In the news last week was a smallish note, in which US Secretary of State Antony Blinken asserted that ‘peace [in Ukraine] could be a cynical trap’.

Really? Killing people is better than not killing them? To stop killing would be ‘cynical’? Whence cometh such a strange idea; and how could you explain it to the widows?

The answer came to us as we awoke this morning: Doing it!

Like all our ideas, this one was surely rehearsed by a thoughtful Greek more than 2,000 years ago. But we never met the Greek. We see no copyright. And so, it’s ours.

Useful? You decide.

Need versus want

Humans have two major impulses. Need and want. Everything else can be derived from them.

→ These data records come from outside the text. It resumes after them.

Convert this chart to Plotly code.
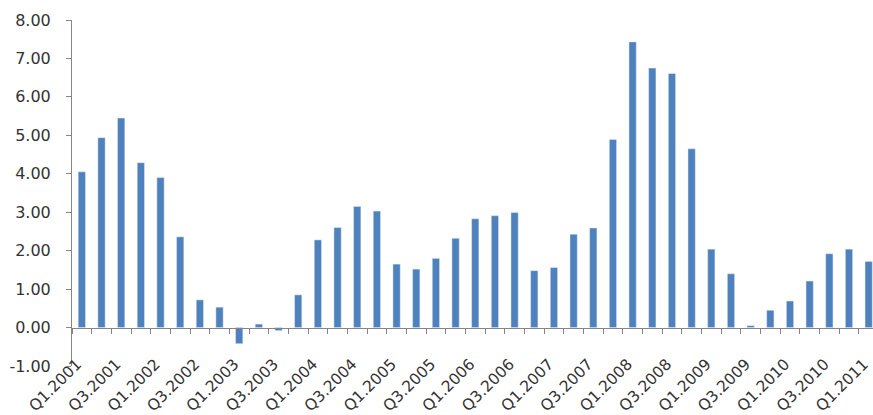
import plotly.graph_objects as go

quarters = [f"Q{q}.{y}" for y in range(2001, 2012) for q in range(1, 5)][:41]
values = [4.05, 4.94, 5.45, 4.29, 3.90, 2.36, 0.72, 0.53, -0.42, 0.09, -0.08, 0.85,
          2.28, 2.60, 3.15, 3.03, 1.65, 1.52, 1.80, 2.32, 2.83, 2.91, 2.99, 1.48,
          1.56, 2.43, 2.59, 4.89, 7.43, 6.75, 6.61, 4.65, 2.04, 1.40, 0.05, 0.45,
          0.69, 1.21, 1.92, 2.04, 1.72]
idx = list(range(len(quarters)))
label_idx = idx[::2]
label_text = [quarters[i] for i in label_idx]
y_ticks = [-1, 0, 1, 2, 3, 4, 5, 6, 7, 8]

BAR = "#4F81BD"
AX = "#868686"
TXT = "#333333"
FONT = "DejaVu Sans"
xr = [-0.5, 40.22]
LABEL_SHIFT = -0.25  # rotated labels end just left of their bar

fig = go.Figure()
fig.add_trace(go.Bar(x=idx, y=values, marker_color=BAR, width=0.37,
                     hoverinfo="skip", showlegend=False))
fig.add_trace(go.Scatter(x=idx, y=values, xaxis="x2", mode="markers",
                         marker=dict(opacity=0), hoverinfo="skip", showlegend=False))

fig.update_layout(
    width=873, height=415,
    margin=dict(l=72, r=0, t=20, b=49),
    paper_bgcolor="white", plot_bgcolor="white",
    font=dict(family=FONT, color=TXT, size=15),
    xaxis=dict(range=xr, tickmode="array", tickvals=[i + LABEL_SHIFT for i in label_idx],
               ticktext=label_text,
               tickangle=-45, showline=False, ticks="", showgrid=False, zeroline=False,
               ticklabeloverflow="allow", automargin=False, ticklabelstandoff=-15,
               tickfont=dict(size=15.5, color=TXT)),
    xaxis2=dict(range=xr, overlaying="x", anchor="free", position=1/9,
                tickmode="array", tickvals=[i - 0.5 for i in idx] + [40.5],
                showticklabels=False, showline=True, linecolor=AX, linewidth=1,
                ticks="outside", ticklen=5, tickcolor=AX, showgrid=False, zeroline=False),
    yaxis=dict(range=[-1, 8], tickmode="array", tickvals=y_ticks,
               ticktext=[f"{v:.2f}" for v in y_ticks],
               showline=True, linecolor=AX, linewidth=1, ticks="outside", ticklen=5,
               tickcolor=AX, showgrid=False, zeroline=False, ticklabelstandoff=12,
               automargin=False, tickfont=dict(size=16, color=TXT)),
)

fig.write_html("out.html")
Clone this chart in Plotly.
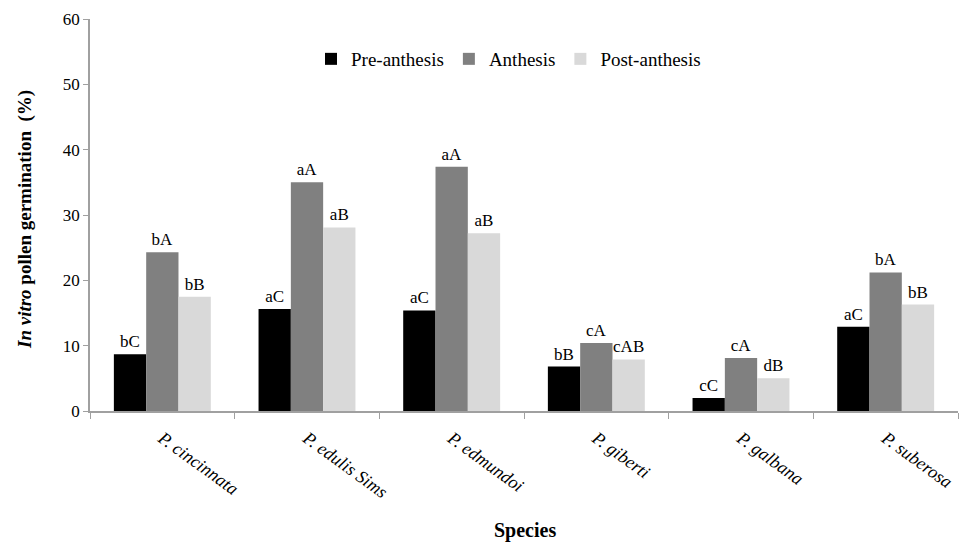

We need to eat…or we will die. This is a purely practical matter. It leads us to practical actions…and material progress. We develop better hunting techniques (including cooperation)…and then we learn to plant tomatoes and cabbages…and finally, we’re able to harness fossil fuels to power our tractors, factories, and homes.

Solving the need issue led to Pythagoras, pi, science, maths, and engineering. Adding two plus two. Identifying plants. Figuring out how to string a bow or throw a boomerang…then to the agricultural revolution and the Industrial Revolution. Calculators, foot warmers, atom colliders, double-entry bookkeeping, coat racks, and chainsaws — all are derived from our practical, needs-based thinking.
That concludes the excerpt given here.